[Information supplied start]

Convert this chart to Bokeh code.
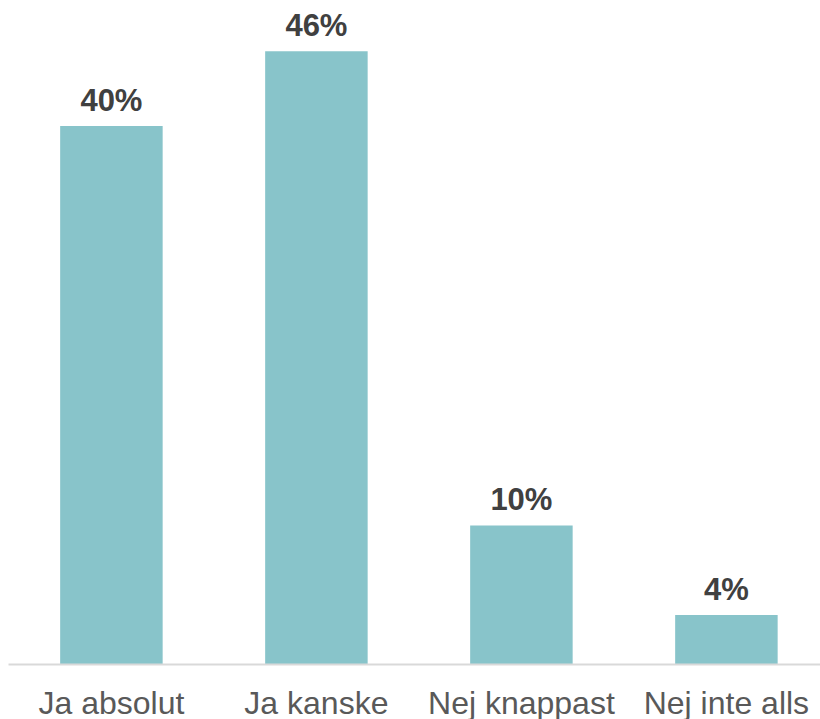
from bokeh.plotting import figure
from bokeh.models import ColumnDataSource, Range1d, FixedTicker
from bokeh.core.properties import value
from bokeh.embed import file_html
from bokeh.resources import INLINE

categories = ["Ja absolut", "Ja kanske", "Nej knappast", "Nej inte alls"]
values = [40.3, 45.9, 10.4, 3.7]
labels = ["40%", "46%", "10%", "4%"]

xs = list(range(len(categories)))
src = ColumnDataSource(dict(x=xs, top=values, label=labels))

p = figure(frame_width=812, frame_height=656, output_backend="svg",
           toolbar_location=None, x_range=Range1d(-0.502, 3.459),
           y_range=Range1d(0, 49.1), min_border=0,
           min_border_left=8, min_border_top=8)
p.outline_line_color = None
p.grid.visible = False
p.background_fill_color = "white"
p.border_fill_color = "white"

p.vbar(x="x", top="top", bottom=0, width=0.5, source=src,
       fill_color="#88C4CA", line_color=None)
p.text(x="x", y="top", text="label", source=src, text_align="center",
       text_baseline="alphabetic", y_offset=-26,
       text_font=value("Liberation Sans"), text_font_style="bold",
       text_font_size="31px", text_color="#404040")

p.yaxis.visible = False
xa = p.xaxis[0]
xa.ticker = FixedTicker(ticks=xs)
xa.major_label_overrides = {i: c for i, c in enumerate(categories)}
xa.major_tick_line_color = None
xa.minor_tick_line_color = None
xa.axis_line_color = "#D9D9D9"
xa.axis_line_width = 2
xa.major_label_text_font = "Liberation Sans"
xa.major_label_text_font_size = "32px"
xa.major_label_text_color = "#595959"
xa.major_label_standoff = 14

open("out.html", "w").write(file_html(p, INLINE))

[Information supplied end]

> Aim
Every line should be retyped exactly, with the pictures omitted.

> Complete answer
Convert this chart to Bokeh code.
from bokeh.plotting import figure
from bokeh.models import ColumnDataSource, Range1d, FixedTicker
from bokeh.core.properties import value
from bokeh.embed import file_html
from bokeh.resources import INLINE

categories = ["Ja absolut", "Ja kanske", "Nej knappast", "Nej inte alls"]
values = [40.3, 45.9, 10.4, 3.7]
labels = ["40%", "46%", "10%", "4%"]

xs = list(range(len(categories)))
src = ColumnDataSource(dict(x=xs, top=values, label=labels))

p = figure(frame_width=812, frame_height=656, output_backend="svg",
           toolbar_location=None, x_range=Range1d(-0.502, 3.459),
           y_range=Range1d(0, 49.1), min_border=0,
           min_border_left=8, min_border_top=8)
p.outline_line_color = None
p.grid.visible = False
p.background_fill_color = "white"
p.border_fill_color = "white"

p.vbar(x="x", top="top", bottom=0, width=0.5, source=src,
       fill_color="#88C4CA", line_color=None)
p.text(x="x", y="top", text="label", source=src, text_align="center",
       text_baseline="alphabetic", y_offset=-26,
       text_font=value("Liberation Sans"), text_font_style="bold",
       text_font_size="31px", text_color="#404040")

p.yaxis.visible = False
xa = p.xaxis[0]
xa.ticker = FixedTicker(ticks=xs)
xa.major_label_overrides = {i: c for i, c in enumerate(categories)}
xa.major_tick_line_color = None
xa.minor_tick_line_color = None
xa.axis_line_color = "#D9D9D9"
xa.axis_line_width = 2
xa.major_label_text_font = "Liberation Sans"
xa.major_label_text_font_size = "32px"
xa.major_label_text_color = "#595959"
xa.major_label_standoff = 14

open("out.html", "w").write(file_html(p, INLINE))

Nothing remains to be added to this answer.